We can use lower-fee index funds and ETFs (many "target" funds have an expense ratio close to 1% compared to 0.1% to 0.2% for many index funds and ETFs), and many of the "target" funds are stuffed with mediocre-to-poor mutual funds in that fund family instead of their star performers.
Vanguard Target Retirement 2040 Fund (expense ratio 0.19%)
It holds:
Vanguard Total Stock Market Index Fund Investor Shares
Vanguard Total Bond Market Index Fund Investor Shares
Vanguard European Stock Index Fund Investor Shares
Vanguard Pacific Stock Index Fund Investor Shares
Vanguard Emerging Markets Stock Index Fund Investor Shares
Looking at the expense ratio of the underlying funds, the TR2040 expense ratio seems to be simply based on the weighted expense ratios in the underlying funds. All of which are low-cost, very solid index funds.
I see a few important benefits of holding a target retirement fund:
(1) When you're a young investor without substantial investments, holding one fund such as a target retirement fund is lower-cost than holding small amounts of the component funds, because even Vanguard charges account maintenance fees for funds with balances under 3K (or something like that). With the target retirement fund, you can hold multiple funds without having to pay all of the annual account fees. (As your assets grow beyond a certain amount, Vanguard waives these fees so it doesn't apply to those with larger investments).

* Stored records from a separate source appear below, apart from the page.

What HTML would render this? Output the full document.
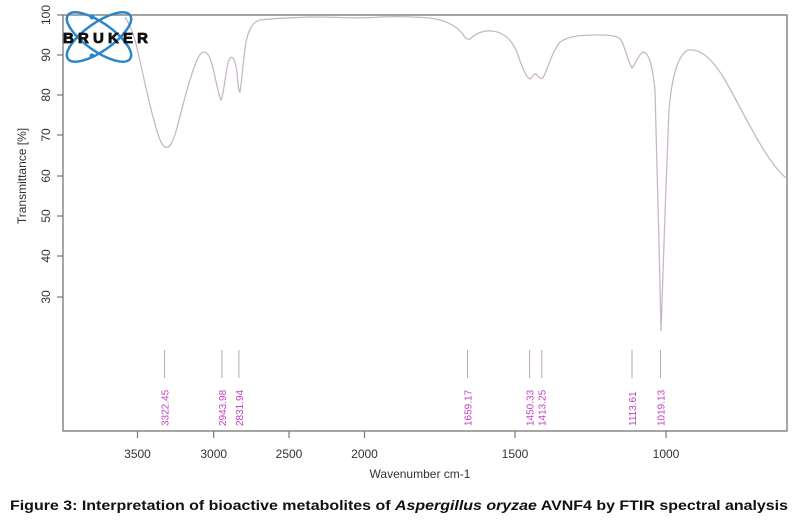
<!DOCTYPE html>
<html><head><meta charset="utf-8"><style>
body{margin:0;background:#fff;width:797px;height:527px;overflow:hidden}
</style></head><body>
<svg width="797" height="527" viewBox="0 0 797 527" xmlns="http://www.w3.org/2000/svg" font-family="Liberation Sans, sans-serif">
<rect x="63" y="15" width="724" height="416" fill="none" stroke="#777" stroke-width="1.3"/>
<g stroke="#777" stroke-width="1.2">
<line x1="57" y1="15" x2="63" y2="15"/><line x1="57" y1="55" x2="63" y2="55"/><line x1="57" y1="95" x2="63" y2="95"/><line x1="57" y1="135" x2="63" y2="135"/><line x1="57" y1="176" x2="63" y2="176"/><line x1="57" y1="216" x2="63" y2="216"/><line x1="57" y1="256" x2="63" y2="256"/><line x1="57" y1="297" x2="63" y2="297"/>
<line x1="137.5" y1="431" x2="137.5" y2="438"/><line x1="213.7" y1="431" x2="213.7" y2="438"/><line x1="289" y1="431" x2="289" y2="438"/><line x1="364.5" y1="431" x2="364.5" y2="438"/><line x1="515" y1="431" x2="515" y2="438"/><line x1="666" y1="431" x2="666" y2="438"/>
</g>
<g font-size="12" fill="#333" text-anchor="middle">
<text transform="translate(46,15) rotate(-90)" dy="4">100</text>
<text transform="translate(46,55) rotate(-90)" dy="4">90</text>
<text transform="translate(46,95) rotate(-90)" dy="4">80</text>
<text transform="translate(46,135) rotate(-90)" dy="4">70</text>
<text transform="translate(46,176) rotate(-90)" dy="4">60</text>
<text transform="translate(46,216) rotate(-90)" dy="4">50</text>
<text transform="translate(46,256) rotate(-90)" dy="4">40</text>
<text transform="translate(46,297) rotate(-90)" dy="4">30</text>
<text transform="translate(22,176) rotate(-90)" dy="4">Transmittance [%]</text>
<text x="137.5" y="458">3500</text><text x="213.7" y="458">3000</text><text x="289" y="458">2500</text><text x="364.5" y="458">2000</text><text x="515" y="458">1500</text><text x="666" y="458">1000</text>
<text x="420" y="478">Wavenumber cm-1</text>
</g>
<path fill="none" stroke="#c9b7c9" stroke-width="1.3" d="M125,17 C130,25 133,33 135,40 C140,60 145,85 150,105 C155,125 160,145 165,147 C170,149 173,142 177,128 C183,105 190,75 198,58 C202,50 206,50 210,58 C214,68 218,95 221,100 C224,95 226,66 229,60 C232,54 235,58 237,72 C238,85 239,93 240,92 C242,80 243,60 246,42 C249,28 253,22 260,20 C275,18 290,18 310,17 C340,17 360,19 380,17 C400,16 415,17 430,18 C445,20 455,25 462,33 C465,38 467,40 470,39 C476,33 484,30 492,31 C502,32 512,38 518,55 C523,70 527,78 530,79 C532,78 534,73 536,74 C538,76 540,80 543,78 C548,68 552,52 560,42 C570,35 585,35 600,35 C612,35 618,36 621,40 C625,46 627,60 632,68 C635,65 638,55 643,52 C648,52 652,62 655,90 C657,140 659,250 661,331 C663,270 666,180 669,110 C672,75 678,55 688,50 C700,48 712,58 725,80 C745,115 765,160 786,178"/>
<g stroke="#b8a8b8" stroke-width="1">
<line x1="164.6" y1="350" x2="164.6" y2="378"/><line x1="221.9" y1="350" x2="221.9" y2="378"/><line x1="238.9" y1="350" x2="238.9" y2="378"/><line x1="467.5" y1="350" x2="467.5" y2="378"/><line x1="529.6" y1="350" x2="529.6" y2="378"/><line x1="541.8" y1="350" x2="541.8" y2="378"/><line x1="632" y1="350" x2="632" y2="378"/><line x1="660.5" y1="350" x2="660.5" y2="378"/>
</g>
<g font-size="10" fill="#c040c0">
<text transform="translate(168.5,426) rotate(-90)">3322.45</text>
<text transform="translate(225.8,426) rotate(-90)">2943.98</text>
<text transform="translate(242.8,426) rotate(-90)">2831.94</text>
<text transform="translate(471.4,426) rotate(-90)">1659.17</text>
<text transform="translate(533.5,426) rotate(-90)">1450.33</text>
<text transform="translate(545.7,426) rotate(-90)">1413.25</text>
<text transform="translate(635.9,426) rotate(-90)">1113.61</text>
<text transform="translate(664.4,426) rotate(-90)">1019.13</text>
</g>
<g fill="none" stroke="#2a86c8" stroke-width="2.5">
<ellipse cx="99" cy="37" rx="38" ry="14" transform="rotate(35 99 37)"/>
<ellipse cx="99" cy="37" rx="38" ry="14" transform="rotate(-35 99 37)"/>
</g>
<circle cx="92" cy="17" r="2.5" fill="#2a86c8"/><circle cx="92" cy="56" r="2.5" fill="#2a86c8"/>
<text x="63" y="43" font-size="15" font-weight="bold" fill="#111" stroke="#111" stroke-width="0.8" textLength="85" lengthAdjust="spacing">BRUKER</text>
<text x="10" y="510" font-size="14" font-weight="bold" fill="#111" textLength="778" lengthAdjust="spacingAndGlyphs">Figure 3: Interpretation of bioactive metabolites of <tspan font-style="italic">Aspergillus oryzae</tspan> AVNF4 by FTIR spectral analysis</text>
</svg>
</body></html>
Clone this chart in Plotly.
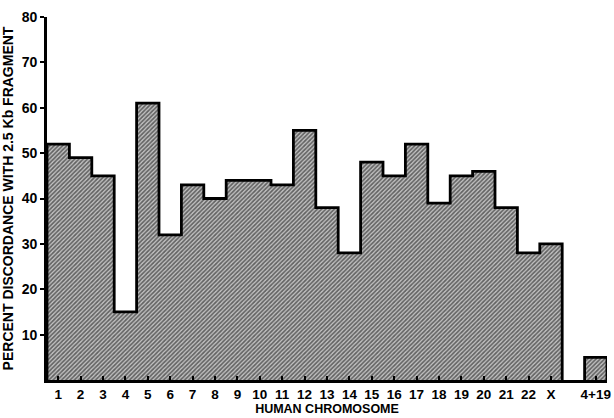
import plotly.graph_objects as go

categories = ["1", "2", "3", "4", "5", "6", "7", "8", "9", "10", "11", "12",
              "13", "14", "15", "16", "17", "18", "19", "20", "21", "22", "X", "4+19"]
values = [52, 49, 45, 15, 61, 32, 43, 40, 44, 44, 43, 55,
          38, 28, 48, 45, 52, 39, 45, 46, 38, 28, 30, 5]
positions = list(range(1, 24)) + [25]
y_ticks = [10, 20, 30, 40, 50, 60, 70, 80]

FONT = "Liberation Sans, Arial, sans-serif"

fig = go.Figure()
fig.add_trace(go.Bar(
    x=positions, y=values, width=1.0,
    marker=dict(color="white", line=dict(width=0),
                pattern=dict(shape="/", fgcolor="#000000", bgcolor="#c4c4c4",
                             size=3, solidity=0.55)),
    showlegend=False, hoverinfo="skip",
))

# skyline outline of the contiguous block (1..X)
main_vals = values[:23]
sx, sy = [0.5], [0]
for p, v in zip(positions[:23], main_vals):
    sx += [p - 0.5, p + 0.5]
    sy += [v, v]
sx += [23.5]
sy += [0]
fig.add_trace(go.Scatter(x=sx, y=sy, mode="lines",
                         line=dict(color="black", width=2.8),
                         showlegend=False, hoverinfo="skip"))
# outline of the separate 4+19 bar
p, v = positions[23], values[23]
fig.add_trace(go.Scatter(x=[p - 0.5, p - 0.5, p + 0.5, p + 0.5],
                         y=[0, v, v, 0], mode="lines",
                         line=dict(color="black", width=2.8),
                         showlegend=False, hoverinfo="skip"))

fig.update_layout(
    width=614, height=418,
    margin=dict(l=47, r=7, t=17, b=38),
    plot_bgcolor="white", paper_bgcolor="white",
    bargap=0,
    font=dict(family=FONT, size=13, color="black"),
    xaxis=dict(range=[0.5, 25.5], tickvals=positions, ticktext=categories,
               ticks="inside", ticklen=4, tickwidth=1.5, tickcolor="black",
               showline=True, linecolor="black", linewidth=2.8,
               showgrid=False, zeroline=False, automargin=False,
               tickfont=dict(family=FONT, size=13.5, color="black", weight="bold"),
               title=dict(text="HUMAN CHROMOSOME", standoff=2,
                          font=dict(family=FONT, size=12.5, color="black", weight="bold"))),
    yaxis=dict(range=[0, 80], tickvals=y_ticks,
               ticks="outside", ticklen=4, tickwidth=1.5, tickcolor="black",
               showline=True, linecolor="black", linewidth=2.8,
               showgrid=False, zeroline=False, automargin=False,
               tickfont=dict(family=FONT, size=14, color="black", weight="bold"),
               title=dict(text="PERCENT DISCORDANCE WITH 2.5 Kb FRAGMENT",
                          standoff=5,
                          font=dict(family=FONT, size=14, color="black", weight="bold"))),
)

fig.write_html("out.html", config={"displayModeBar": False},
               post_script="document.body.style.margin='0';")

As your assets grow substantially, target funds I think become less cost-effective, because you can get lower-cost shares (e.g. admiral shares for some Vanguard funds) through holding them individually but not through the target funds.
(2) Auto-rebalancing. Don't underestimate the value of an auto-rebalancing fund. This is good not only for the lazy among us (me included) but also for those times when the stock market crashes 50% and you're staring deer-in-the-headlights at your investments and don't have the guts to rebalance and buy some stocks on the cheap (also me). The target fund does it for you, and keeps your asset allocation in check.
But I agree with Ziggy that you should pick your target retirement based on the asset allocation, not based on the year. Especially for someone who FIREs at a relatively young age, you probably want to hold a target retirement fund that's dated later than your FIRE date, because you need greater stock exposure and your investment horizon is longer.
Also, you may want to tweak the allocation, such as by holding more international funds, or adding in a REIT, or whatever. But as a core fund, they're pretty good. And they're excellent for someone just getting started.